# Stored rows
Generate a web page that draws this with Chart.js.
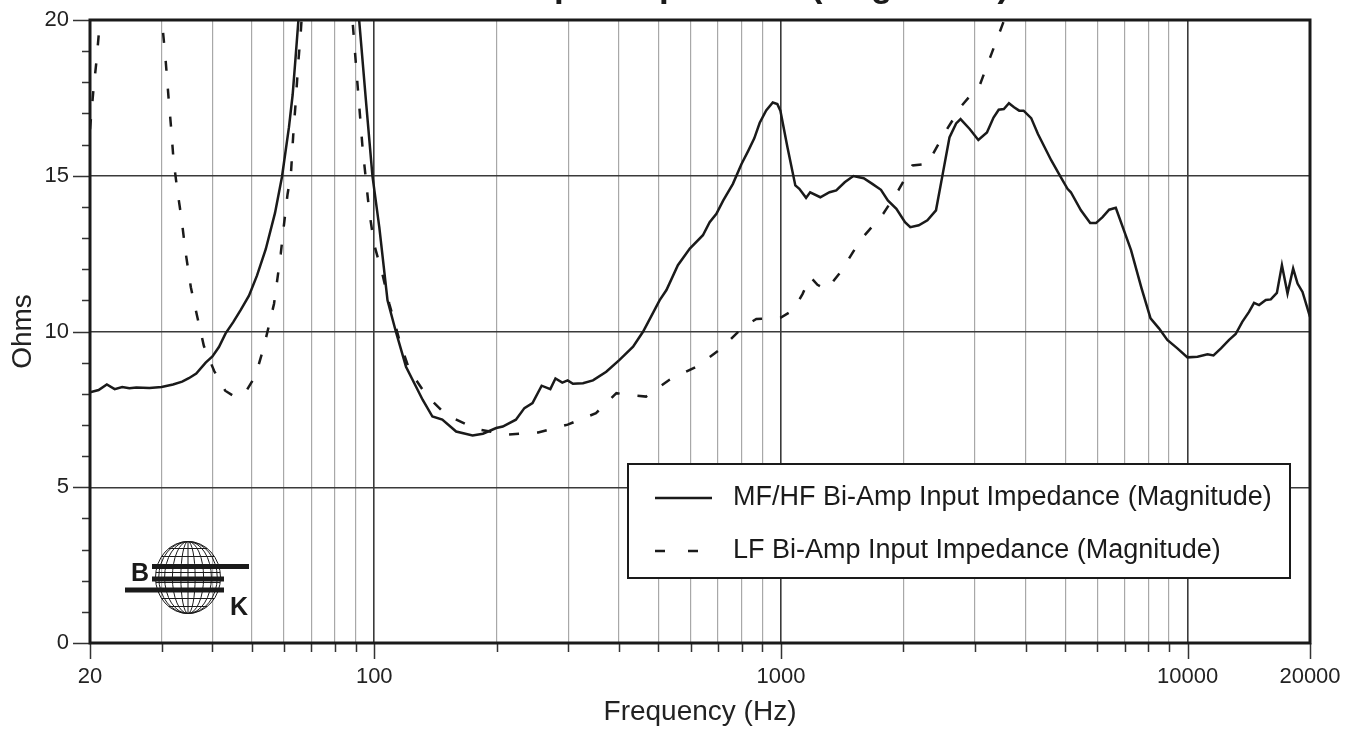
<!DOCTYPE html>
<html>
<head>
<meta charset="utf-8">
<title>Input Impedance (Magnitude)</title>
<script src="https://cdn.jsdelivr.net/npm/chart.js@4.4.1/dist/chart.umd.min.js"></script>
<style>
  html, body { margin: 0; padding: 0; background: #fff; }
  #wrap { width: 1357px; height: 730px; }
</style>
</head>
<body>
<div id="wrap"><canvas id="impedanceChart"></canvas></div>
<script>
// MF/HF bi-amp input, solid trace (Hz / ohms)
const mfFreq = [20, 21, 22, 23, 24, 25, 26, 28, 30, 32, 33.7, 35, 36.5, 38.5, 40, 41.5, 43.1, 45, 47, 49.2,
  51.5, 54.1, 57, 59.3, 61.7, 63, 64.1, 65.1, 68, 75, 82, 88, 91.8, 95.4, 99, 102.9, 107.8, 113, 119.7,
  131.5, 139, 147, 159, 174.5, 185, 199.5, 207, 223, 234, 245, 258, 271, 279, 290, 299, 308, 326, 345,
  372, 401, 433, 458, 484, 503, 523, 558, 597, 643, 668, 694, 721, 762, 800, 831, 860, 887, 920, 955,
  980, 997, 1038, 1085, 1110, 1153, 1180, 1250, 1317, 1368, 1435, 1507, 1598, 1678, 1762, 1832, 1923,
  2019, 2080, 2183, 2292, 2406, 2500, 2597, 2697, 2765, 2912, 3058, 3211, 3333, 3432, 3533, 3637, 3744,
  3854, 3951, 4125, 4286, 4623, 4881, 5067, 5164, 5467, 5762, 5953, 6179, 6414, 6660, 7260, 7700, 8108,
  8504, 8916, 9439, 9994, 10579, 11196, 11580, 12080, 12650, 13130, 13630, 14160, 14570, 14990, 15570,
  16020, 16580, 17060, 17610, 18180, 18640, 19170, 20000]
const mfOhms = [8.05, 8.12, 8.3, 8.15, 8.22, 8.18, 8.2, 8.19, 8.22, 8.3, 8.39, 8.5, 8.65, 9.0, 9.2, 9.5, 9.94, 10.3, 10.7, 11.15,
  11.8, 12.64, 13.8, 14.96, 16.56, 17.6, 18.85, 20.0, 24, 30, 30, 24, 20.0, 17.41, 14.99, 13.35, 11.0, 10.0, 8.87,
  7.81, 7.27, 7.17, 6.79, 6.66, 6.72, 6.9, 6.95, 7.17, 7.54, 7.7, 8.26, 8.15, 8.49, 8.36, 8.43, 8.32, 8.34, 8.43,
  8.71, 9.09, 9.51, 9.99, 10.58, 11.0, 11.33, 12.13, 12.66, 13.09, 13.51, 13.78, 14.2, 14.74, 15.38, 15.8, 16.2, 16.7, 17.1, 17.35,
  17.3, 17.09, 15.91, 14.69, 14.58, 14.29, 14.47, 14.31, 14.47, 14.53, 14.79, 14.99, 14.92, 14.74, 14.55, 14.21, 13.94,
  13.51, 13.35, 13.41, 13.57, 13.89, 15.06, 16.23, 16.68, 16.82, 16.5, 16.15, 16.39, 16.87, 17.12, 17.14, 17.33, 17.2,
  17.09, 17.09, 16.85, 16.34, 15.49, 14.95, 14.58, 14.47, 13.89, 13.48, 13.48, 13.67, 13.91, 13.97, 12.61, 11.4, 10.42,
  10.1, 9.73, 9.46, 9.17, 9.19, 9.27, 9.23, 9.46, 9.73, 9.92, 10.31, 10.63, 10.92, 10.85, 11.01,
  11.03, 11.24, 12.13, 11.22, 12.02, 11.54, 11.27, 10.47]

// LF bi-amp input, dashed trace (Hz / ohms)
const lfFreq = [20, 20.4, 20.75, 21.1, 21.5, 23, 28, 30.1, 30.7, 31.2, 31.7, 32.1, 32.8, 33.6, 34.4, 35.4, 36.7,
  38.1, 40.4, 41.5, 43, 45.2, 46.5, 48.5, 51.1, 53.6, 55.1, 56.7, 57.8, 58.9, 60, 61.2, 62.4, 63.2, 64.1, 65,
  66, 67, 75, 82, 86, 88.4, 91, 93.6, 97.2, 100, 104.8, 108.9, 116, 122, 134, 150, 178, 211, 253, 299, 351,
  394, 430, 466, 532, 620, 714, 808, 870, 922, 1000, 1073, 1130, 1181, 1230, 1297, 1400, 1568, 1785, 1944,
  2105, 2292, 2518, 2783, 3089, 3280, 3497, 3800]
const lfOhms = [16.5, 17.78, 18.69, 19.8, 21, 26, 26, 19.9, 18.69, 17.51, 16.45, 15.49, 14.53, 13.59, 12.5, 11.42, 10.48,
  9.54, 8.73, 8.46, 8.1, 7.92, 7.92, 8.1, 8.59, 9.54, 10.2, 10.89, 11.7, 12.5, 13.45, 14.4, 15.07, 16.29, 17.37, 18.58,
  19.66, 21, 28, 28, 22, 20, 17.9, 15.9, 13.86, 12.78, 11.83, 10.89, 9.6, 8.77, 7.97, 7.33, 6.87, 6.69, 6.76, 7.01, 7.38,
  8.02, 7.95, 7.91, 8.45, 8.87, 9.46, 10.15, 10.4, 10.42, 10.45, 10.69, 11.2, 11.75, 11.5, 11.35, 11.9, 12.93, 13.78, 14.53,
  15.33, 15.38, 16.34, 17.25, 17.94, 18.85, 19.81, 21.1]

const freqTicks = [20, 30, 40, 50, 60, 70, 80, 90, 100, 200, 300, 400, 500, 600, 700, 800, 900,
  1000, 2000, 3000, 4000, 5000, 6000, 7000, 8000, 9000, 10000, 20000]
const freqLabels = [20, 100, 1000, 10000, 20000]
const majorFreqLines = [100, 1000, 10000]
const ohmLabels = [0, 5, 10, 15, 20]
const seriesNames = ['MF/HF Bi-Amp Input Impedance (Magnitude)', 'LF Bi-Amp Input Impedance (Magnitude)']
const chartTitle = 'Input Impedance (Magnitude)'

const ink = '#1a1a1a'
const fontFamily = "'Liberation Sans', Arial, sans-serif"

const toPoints = (freq, ohms) => freq.map((f, i) => ({ x: f, y: ohms[i] }))

// frame round the plot area plus short outer tick marks
const framePlugin = {
  id: 'frame',
  afterDatasetsDraw(chart) {
    const { ctx, chartArea: a, scales: { x, y } } = chart
    ctx.save()
    ctx.strokeStyle = '#333'
    ctx.lineWidth = 1.5
    ctx.beginPath()
    for (let v = 0; v <= 20; v++) {
      const py = Math.round(y.getPixelForValue(v)) + 0.5
      const len = ohmLabels.includes(v) ? 17 : 8
      ctx.moveTo(a.left - len, py)
      ctx.lineTo(a.left, py)
    }
    freqTicks.forEach(f => {
      const px = Math.round(x.getPixelForValue(f)) + 0.5
      const len = freqLabels.includes(f) ? 16 : 9
      ctx.moveTo(px, a.bottom)
      ctx.lineTo(px, a.bottom + len)
    })
    ctx.stroke()
    ctx.strokeStyle = ink
    ctx.lineWidth = 3
    ctx.strokeRect(a.left, a.top, a.right - a.left, a.bottom - a.top)
    ctx.restore()
  }
}

// boxed legend in the lower right of the plot
const boxLegendPlugin = {
  id: 'boxLegend',
  afterDraw(chart) {
    const { ctx, chartArea: a } = chart
    const w = 662, h = 114
    const left = a.right - 20 - w
    const top = a.bottom - 65 - h
    ctx.save()
    ctx.fillStyle = '#fff'
    ctx.fillRect(left, top, w, h)
    ctx.strokeStyle = ink
    ctx.lineWidth = 2
    ctx.strokeRect(left, top, w, h)
    chart.data.datasets.forEach((ds, i) => {
      const cy = top + 34 + i * 53
      ctx.lineWidth = ds.borderWidth
      ctx.strokeStyle = ds.borderColor
      ctx.setLineDash(ds.borderDash ? [10, 23] : [])
      ctx.beginPath()
      ctx.moveTo(left + 27, cy)
      ctx.lineTo(left + (ds.borderDash ? 72 : 84), cy)
      ctx.stroke()
      ctx.setLineDash([])
      ctx.fillStyle = ink
      ctx.font = '27px ' + fontFamily
      ctx.textBaseline = 'middle'
      ctx.fillText(ds.label, left + 105, cy)
    })
    ctx.restore()
  }
}

// globe badge with the B and K initials
const badgePlugin = {
  id: 'badge',
  afterDraw(chart) {
    const { ctx, chartArea: a } = chart
    const cx = a.left + 98, cy = a.bottom - 65.5, rx = 32.5, ry = 36
    ctx.save()
    ctx.strokeStyle = ink
    ctx.lineWidth = 1
    ctx.beginPath()
    ctx.ellipse(cx, cy, rx, ry, 0, 0, Math.PI * 2)
    ctx.stroke()
    ;[0.22, 0.48, 0.72, 0.9].forEach(k => {
      ctx.beginPath()
      ctx.ellipse(cx, cy, rx * k, ry, 0, 0, Math.PI * 2)
      ctx.stroke()
    })
    ctx.beginPath()
    ctx.moveTo(cx, cy - ry)
    ctx.lineTo(cx, cy + ry)
    ;[-29, -21, -13, -5, 5, 13, 21, 29].forEach(d => {
      const half = rx * Math.sqrt(1 - (d / ry) * (d / ry))
      ctx.moveTo(cx - half, cy + d)
      ctx.lineTo(cx + half, cy + d)
    })
    ctx.stroke()
    ctx.fillStyle = ink
    ctx.fillRect(a.left + 62, a.bottom - 79, 97, 5)
    ctx.fillRect(a.left + 62, a.bottom - 66.5, 72, 5)
    ctx.fillRect(a.left + 35, a.bottom - 55.5, 99, 5)
    ctx.font = 'bold 25px ' + fontFamily
    ctx.textBaseline = 'alphabetic'
    ctx.fillText('B', a.left + 41, a.bottom - 62)
    ctx.fillText('K', a.left + 140, a.bottom - 28)
    ctx.restore()
  }
}

// heading sits above the top edge of the canvas
const headingPlugin = {
  id: 'heading',
  afterDraw(chart) {
    const { ctx } = chart
    ctx.save()
    ctx.fillStyle = ink
    ctx.font = 'bold 35px ' + fontFamily
    ctx.textBaseline = 'alphabetic'
    ctx.fillText(chartTitle, 523, -3.5)
    ctx.restore()
  }
}

Chart.defaults.font.family = fontFamily
Chart.defaults.color = '#222'

const ctx = document.getElementById('impedanceChart')
new Chart(ctx, {
  type: 'line',
  data: {
    datasets: [{
      label: seriesNames[0],
      data: toPoints(mfFreq, mfOhms),
      borderColor: ink,
      borderWidth: 2.5,
      pointRadius: 0,
      tension: 0,
      clip: 0
    }, {
      label: seriesNames[1],
      data: toPoints(lfFreq, lfOhms),
      borderColor: ink,
      borderWidth: 2.5,
      borderDash: [10, 18],
      pointRadius: 0,
      tension: 0,
      clip: 0
    }]
  },
  options: {
    responsive: true,
    maintainAspectRatio: false,
    animation: false,
    events: [],
    layout: { padding: { top: 20, right: 47, left: 0, bottom: 0 } },
    plugins: {
      legend: { display: false },
      tooltip: { enabled: false }
    },
    scales: {
      x: {
        type: 'logarithmic',
        min: 20,
        max: 20000,
        afterBuildTicks: scale => { scale.ticks = freqTicks.map(v => ({ value: v })) },
        afterFit: scale => {
          scale.height = 87
          scale.paddingLeft = 0
          scale.paddingRight = 0
        },
        border: { display: false },
        grid: {
          drawTicks: false,
          color: c => {
            const v = c.tick && c.tick.value
            if (v === 20 || v === 20000) return 'rgba(0,0,0,0)'
            return majorFreqLines.includes(v) ? '#3a3a3a' : '#a8a8a8'
          },
          lineWidth: c => majorFreqLines.includes(c.tick && c.tick.value) ? 1.6 : 1.2
        },
        ticks: {
          autoSkip: false,
          maxRotation: 0,
          padding: 21,
          font: { size: 22 },
          callback: v => freqLabels.includes(v) ? String(v) : ''
        },
        title: {
          display: true,
          text: 'Frequency (Hz)',
          font: { size: 28 },
          padding: { top: 0, bottom: 1 }
        }
      },
      y: {
        min: 0,
        max: 20,
        afterFit: scale => {
          scale.width = 90
          scale.paddingTop = 0
          scale.paddingBottom = 0
        },
        border: { display: false },
        grid: {
          drawTicks: false,
          color: c => {
            const v = c.tick && c.tick.value
            return (v % 5 === 0 && v !== 0 && v !== 20) ? '#3a3a3a' : 'rgba(0,0,0,0)'
          },
          lineWidth: 1.4
        },
        ticks: {
          stepSize: 1,
          autoSkip: false,
          padding: 21,
          font: { size: 22 },
          callback: v => ohmLabels.includes(v) ? String(v) : ''
        },
        title: {
          display: true,
          text: 'Ohms',
          font: { size: 28 },
          padding: { top: 6, bottom: 0 }
        }
      }
    }
  },
  plugins: [framePlugin, boxLegendPlugin, badgePlugin, headingPlugin]
})
</script>
</body>
</html>
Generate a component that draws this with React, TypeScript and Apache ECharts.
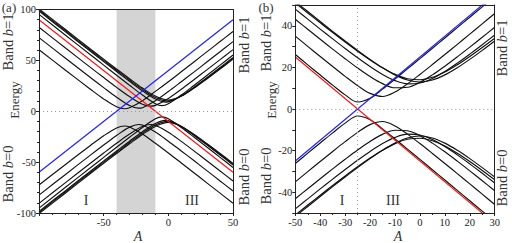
import React, { useEffect, useRef } from "react";
import * as echarts from "echarts";

// ---------- Panel (a): A from -100 to 50 ----------
const aA1 = [-100, -80, -60, -50, -40, -34, -30, -20, -10, 0, 10, 20, 30, 40, 50];
const aUp1 = [60.5, 40.8, 21.4, 12.1, 4.4, 2.5, 3.4, 10.4, 19.5, 29.0, 38.8, 48.7, 58.6, 68.5, 78.4];
const aLo1 = [-72.5, -52.8, -33.4, -24.1, -16.4, -14.5, -15.4, -22.4, -31.5, -41.0, -50.8, -60.7, -70.6, -80.5, -90.4];

const aA2 = [-100, -80, -60, -50, -40, -30, -23, -20, -10, 0, 10, 20, 30, 40, 50];
const aUp2 = [72.4, 52.6, 32.9, 23.2, 13.8, 5.6, 3.0, 3.5, 10.3, 19.4, 29.0, 38.7, 48.6, 58.5, 68.4];
const aLo2 = [-82.4, -62.6, -42.9, -33.2, -23.8, -15.6, -13.0, -13.5, -20.3, -29.4, -39.0, -48.7, -58.6, -68.5, -78.4];

const aA3 = [-100, -80, -60, -50, -40, -30, -20, -14, -10, 0, 10, 20, 30, 40, 50];
const aUp3 = [82.5, 62.6, 42.9, 33.1, 23.5, 14.4, 6.8, 5.0, 5.8, 12.6, 21.6, 31.2, 40.9, 50.7, 60.6];
const aLo3 = [-90.5, -70.6, -50.9, -41.1, -31.5, -22.4, -14.8, -13.0, -13.8, -20.6, -29.6, -39.2, -48.9, -58.7, -68.6];

const aA4 = [-100, -80, -60, -50, -40, -30, -20, -10, -5, 0, 10, 20, 30, 40, 50];
const aUp4 = [95.2, 75.2, 55.3, 45.3, 35.4, 25.6, 16.0, 7.4, 5.5, 7.4, 16.0, 25.6, 35.4, 45.3, 55.3];
const aLo4 = [-95.2, -75.2, -55.3, -45.3, -35.4, -25.6, -16.0, -7.4, -5.5, -7.4, -16.0, -25.6, -35.4, -45.3, -55.3];

const aA5 = [-100, -80, -60, -50, -40, -30, -20, -10, -2, 10, 20, 30, 40, 50];
const aUp5 = [98.4, 78.5, 58.7, 48.8, 39.1, 29.4, 20.1, 12.0, 9.0, 15.0, 23.8, 33.2, 43.0, 52.8];
const aLo5 = [-98.4, -78.5, -58.7, -48.8, -39.1, -29.4, -20.1, -12.0, -9.0, -15.0, -23.8, -33.2, -43.0, -52.8];

const aA6 = [-100, -80, -60, -50, -40, -30, -20, -10, -1, 10, 20, 30, 40, 50];
const aUp6 = [99.5, 79.6, 59.8, 50.0, 40.3, 30.7, 21.5, 13.5, 10.0, 14.9, 23.3, 32.6, 42.2, 52.0];
const aLo6 = [-99.5, -79.6, -59.8, -50.0, -40.3, -30.7, -21.5, -13.5, -10.0, -14.9, -23.3, -32.6, -42.2, -52.0];

const aA7 = [-100, -80, -60, -50, -40, -30, -20, -10, 0, 10, 20, 30, 40, 50];
const aUp7 = [100.6, 80.8, 61.0, 51.2, 41.5, 32.0, 22.8, 14.9, 11.0, 14.9, 22.8, 32.0, 41.5, 51.2];
const aLo7 = [-100.6, -80.8, -61.0, -51.2, -41.5, -32.0, -22.8, -14.9, -11.0, -14.9, -22.8, -32.0, -41.5, -51.2];

const aRedA = [-100, 50];
const aRedE = [90, -60];
const aBlueA = [-100, 50];
const aBlueE = [-60, 90];
const aShade = [-40, -10];

// ---------- Panel (b): A from -50 to 30 ----------
const bA = [-50, -45, -40, -35, -30, -25, -20, -15, -10, -5, 0, 5, 10, 15, 20, 25, 30];
const bUp1 = [26.2, 21.24, 16.32, 11.46, 6.8, 3.35, 5.12, 9.55, 14.36, 19.27, 24.21, 29.18, 34.15, 39.13, 44.12, 49.1, 54.09];
const bLo1 = [-26.2, -21.24, -16.32, -11.46, -6.8, -3.35, -5.12, -9.55, -14.36, -19.27, -24.21, -29.18, -34.15, -39.13, -44.12, -49.1, -54.09];
const bUp2 = [35.02, 30.1, 25.22, 20.4, 15.69, 11.24, 7.5, 6.02, 8.14, 12.09, 16.62, 21.36, 26.2, 31.08, 36.0, 40.94, 45.89];
const bLo2 = [-35.02, -30.1, -25.22, -20.4, -15.69, -11.24, -7.5, -6.02, -8.14, -12.09, -16.62, -21.36, -26.2, -31.08, -36.0, -40.94, -45.89];
const bUp3 = [43.17, 38.33, 33.53, 28.79, 24.17, 19.72, 15.62, 12.21, 10.2, 10.44, 12.81, 16.4, 20.59, 25.08, 29.73, 34.48, 39.29];
const bLo3 = [-43.17, -38.33, -33.53, -28.79, -24.17, -19.72, -15.62, -12.21, -10.2, -10.44, -12.81, -16.4, -20.59, -25.08, -29.73, -34.48, -39.29];
const bUp4 = [48.02, 43.2, 38.42, 33.71, 29.09, 24.62, 20.4, 16.62, 13.65, 12.09, 12.5, 14.71, 18.06, 22.05, 26.39, 30.92, 35.58];
const bLo4 = [-48.02, -43.2, -38.42, -33.71, -29.09, -24.62, -20.4, -16.62, -13.65, -12.09, -12.5, -14.71, -18.06, -22.05, -26.39, -30.92, -35.58];
const bUp5 = [50.96, 46.17, 41.44, 36.77, 32.2, 27.78, 23.6, 19.8, 16.64, 14.56, 14.04, 15.23, 17.8, 21.26, 25.24, 29.53, 34.01];
const bLo5 = [-50.96, -46.17, -41.44, -36.77, -32.2, -27.78, -23.6, -19.8, -16.64, -14.56, -14.04, -15.23, -17.8, -21.26, -25.24, -29.53, -34.01];
const bUp6 = [51.66, 46.84, 42.06, 37.34, 32.7, 28.18, 23.85, 19.85, 16.4, 13.93, 13.0, 13.93, 16.4, 19.85, 23.85, 28.18, 32.7];
const bLo6 = [-51.66, -46.84, -42.06, -37.34, -32.7, -28.18, -23.85, -19.85, -16.4, -13.93, -13.0, -13.93, -16.4, -19.85, -23.85, -28.18, -32.7];

const bRedA = [-50, 30];
const bRedE = [25, -55];
const bBlueA = [-50, 30];
const bBlueE = [-25, 55];
const bVLine = -25;

const serif = "'Liberation Serif', 'DejaVu Serif', serif";

const zip = (xs: number[], ys: number[]) => xs.map((x, i) => [x, ys[i]]);

function curve(xs: number[], ys: number[], idx: number, color = "#111", z = 3) {
  return {
    type: "line",
    xAxisIndex: idx,
    yAxisIndex: idx,
    data: zip(xs, ys),
    smooth: 0.35,
    showSymbol: false,
    symbol: "none",
    silent: true,
    clip: true,
    z,
    lineStyle: { color, width: 1.15 },
  };
}

function axisDef(grid: number, min: number, max: number, interval: number, minor: number, pos: string, labels: boolean, margin: number, fmt?: (v: number) => string) {
  return {
    gridIndex: grid,
    type: "value",
    min,
    max,
    interval,
    position: pos,
    z: 10,
    axisLine: { show: true, onZero: false, lineStyle: { color: "#222", width: 1 } },
    axisTick: { show: labels, inside: false, length: 3, lineStyle: { color: "#222" } },
    minorTick: { show: labels && minor > 0, splitNumber: minor || 1, length: 2, lineStyle: { color: "#222" } },
    splitLine: { show: false },
    axisLabel: {
      show: labels,
      fontFamily: serif,
      fontSize: 10.5,
      color: "#222",
      margin,
      formatter: fmt || ((v: number) => String(v)),
    },
  };
}

function bandText(x: number, y: number, digit: string) {
  return {
    type: "text",
    x,
    y,
    rotation: Math.PI / 2,
    silent: true,
    style: {
      text: "{r|Band }{i|b}{r|=" + digit + "}",
      align: "center",
      verticalAlign: "middle",
      rich: {
        r: { fontFamily: serif, fontSize: 14.5, fill: "#333" },
        i: { fontFamily: serif, fontSize: 14.5, fontStyle: "italic", fill: "#333" },
      },
    },
  };
}

function plainText(x: number, y: number, text: string, size: number, italic = false, rot = 0) {
  return {
    type: "text",
    x,
    y,
    rotation: rot,
    silent: true,
    style: {
      text,
      align: "center",
      verticalAlign: "middle",
      fontFamily: serif,
      fontSize: size,
      fontStyle: italic ? "italic" : "normal",
      fill: "#333",
    },
  };
}

export default function App() {
  const ref = useRef<HTMLDivElement>(null);
  useEffect(() => {
    if (!ref.current) return;
    const chart = echarts.init(ref.current, null, { renderer: "svg" });
    const option = {
      animation: false,
      backgroundColor: "#fff",
      grid: [
        { left: 39, top: 9.5, width: 194, height: 203.5, show: false },
        { left: 295.3, top: 5, width: 199.4, height: 208, show: false },
      ],
      xAxis: [
        axisDef(0, -100, 50, 50, 5, "bottom", true, 4, (v) => (v === -100 ? "" : String(v))),
        axisDef(0, -100, 50, 50, 0, "top", false, 4),
        axisDef(1, -50, 30, 10, 2, "bottom", true, 4),
        axisDef(1, -50, 30, 10, 0, "top", false, 4),
      ],
      yAxis: [
        axisDef(0, -100, 100, 50, 5, "left", true, 3),
        axisDef(0, -100, 100, 50, 0, "right", false, 3),
        axisDef(1, -50, 50, 10, 0, "left", true, 3, (v) => (v % 20 === 0 && Math.abs(v) < 50 ? String(v) : "")),
        axisDef(1, -50, 50, 10, 0, "right", false, 3),
      ],
      series: [
        {
          type: "line",
          xAxisIndex: 0,
          yAxisIndex: 0,
          data: [],
          z: 1,
          silent: true,
          markArea: {
            silent: true,
            itemStyle: { color: "#d4d4d4", opacity: 1 },
            data: [[{ xAxis: aShade[0] }, { xAxis: aShade[1] }]],
          },
          markLine: {
            silent: true,
            symbol: "none",
            label: { show: false },
            lineStyle: { color: "#9a9a9a", type: [1, 3], width: 1 },
            data: [{ yAxis: 0 }],
          },
        },
        {
          type: "line",
          xAxisIndex: 2,
          yAxisIndex: 2,
          data: [],
          z: 1,
          silent: true,
          markLine: {
            silent: true,
            symbol: "none",
            label: { show: false },
            lineStyle: { color: "#9a9a9a", type: [1, 3], width: 1 },
            data: [{ yAxis: 0 }, { xAxis: bVLine }],
          },
        },
        curve(aA1, aUp1, 0), curve(aA1, aLo1, 0),
        curve(aA2, aUp2, 0), curve(aA2, aLo2, 0),
        curve(aA3, aUp3, 0), curve(aA3, aLo3, 0),
        curve(aA4, aUp4, 0), curve(aA4, aLo4, 0),
        curve(aA5, aUp5, 0), curve(aA5, aLo5, 0),
        curve(aA6, aUp6, 0), curve(aA6, aLo6, 0),
        curve(aA7, aUp7, 0), curve(aA7, aLo7, 0),
        curve(aRedA, aRedE, 0, "#f01818", 4),
        curve(aBlueA, aBlueE, 0, "#2020f4", 4),
        curve(bA, bUp1, 2), curve(bA, bLo1, 2),
        curve(bA, bUp2, 2), curve(bA, bLo2, 2),
        curve(bA, bUp3, 2), curve(bA, bLo3, 2),
        curve(bA, bUp4, 2), curve(bA, bLo4, 2),
        curve(bA, bUp5, 2), curve(bA, bLo5, 2),
        curve(bA, bUp6, 2), curve(bA, bLo6, 2),
        curve(bRedA, bRedE, 2, "#f01818", 4),
        curve(bBlueA, bBlueE, 2, "#2020f4", 4),
      ],
      graphic: [
        plainText(9, 7, "(a)", 13),
        bandText(7.5, 42, "1"),
        plainText(14, 100, "Energy", 13, false, Math.PI / 2),
        bandText(7.5, 174, "0"),
        bandText(244, 45, "1"),
        bandText(244, 177, "0"),
        plainText(86, 200, "I", 14),
        plainText(133, 200, "II", 14),
        plainText(192, 200, "III", 14),
        plainText(138, 236, "A", 14, true),
        plainText(266, 7, "(b)", 13),
        bandText(265.5, 43, "1"),
        plainText(271.5, 100, "Energy", 13, false, Math.PI / 2),
        bandText(265.5, 176, "0"),
        bandText(502, 48, "1"),
        bandText(502, 178, "0"),
        plainText(342, 200, "I", 14),
        plainText(393, 200, "III", 14),
        plainText(398, 236, "A", 14, true),
      ],
    };
    chart.setOption(option as any);
    return () => chart.dispose();
  }, []);
  return (
    <div
      ref={ref}
      style={{ position: "fixed", left: 0, top: 0, width: 512, height: 243, background: "#fff" }}
    />
  );
}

# Description of the task
Exclude any pictures, and restate word for word the lines from the one containing "Generate a component" through the one containing "-58.6, -68.5, -78.4];", both included.

# Solution to the problem
Generate a component that draws this with React, TypeScript and Apache ECharts.
import React, { useEffect, useRef } from "react";
import * as echarts from "echarts";

// ---------- Panel (a): A from -100 to 50 ----------
const aA1 = [-100, -80, -60, -50, -40, -34, -30, -20, -10, 0, 10, 20, 30, 40, 50];
const aUp1 = [60.5, 40.8, 21.4, 12.1, 4.4, 2.5, 3.4, 10.4, 19.5, 29.0, 38.8, 48.7, 58.6, 68.5, 78.4];
const aLo1 = [-72.5, -52.8, -33.4, -24.1, -16.4, -14.5, -15.4, -22.4, -31.5, -41.0, -50.8, -60.7, -70.6, -80.5, -90.4];

const aA2 = [-100, -80, -60, -50, -40, -30, -23, -20, -10, 0, 10, 20, 30, 40, 50];
const aUp2 = [72.4, 52.6, 32.9, 23.2, 13.8, 5.6, 3.0, 3.5, 10.3, 19.4, 29.0, 38.7, 48.6, 58.5, 68.4];
const aLo2 = [-82.4, -62.6, -42.9, -33.2, -23.8, -15.6, -13.0, -13.5, -20.3, -29.4, -39.0, -48.7, -58.6, -68.5, -78.4];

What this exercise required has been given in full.